The next day James and I walked around the little town, booked our next bus journey and found a small shop/bakery that made amazing empañadas. We had a guy came over to us and in a very camp voice asked 'do you speak English?' us-'yes' Camp guy 'I only have one other question… where did you buy those empanadas, they look delightful!' We told them where to get them from and he went off to sit with his girlfriend, we couldn't believe it!
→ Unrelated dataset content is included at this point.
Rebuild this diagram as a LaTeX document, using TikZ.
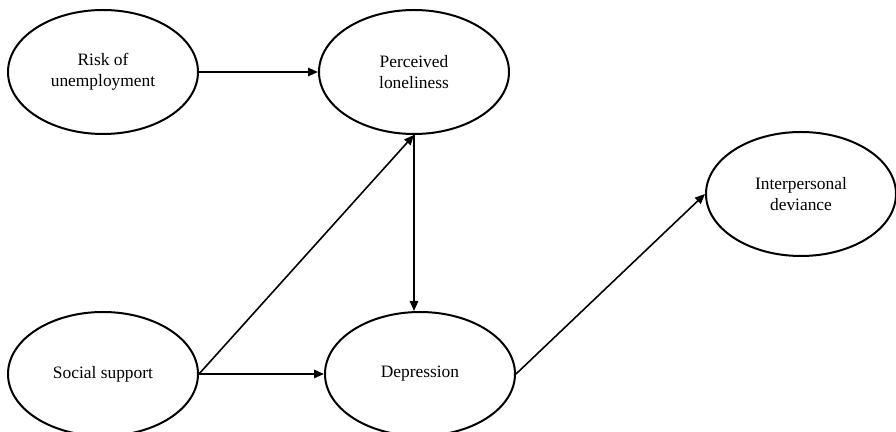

The trip for this evening was Lagunas trip and once again we were with the Rambling Roses of Santiago and another couple. It was a little further afield and when we got to the first Laguna we couldn't believe it. It was beautiful. We didn't think anything would top the lagoons we had seen in Bolivia, but South America seems to always deliver; this one was so clear and from a distance the most beautiful blue. We were allowed to walk in the lagoon and it was surprisingly warm. It was full of salt, but didn't taste like it! We saw a few more lagoons but nothing could compare to the first one. However, the last one, where we would enjoy sunset with another pisco sour (mango flavoured this time) was where you were allowed to swim. I am such a wimp when it comes to cold water so as soon as I felt how cold the water was I didn't even put my foot back in it. James got in and after a few minutes floating on the water he got out grabbed his towel and got dressed in record time. I think I will leave the floating water to somewhere warmer, no need for the cold.
The next day we had another amazing empanada and then caught the bus to Calama where we were flying to Santiago. The flight was only £20 more expensive and took 18 hours less-result!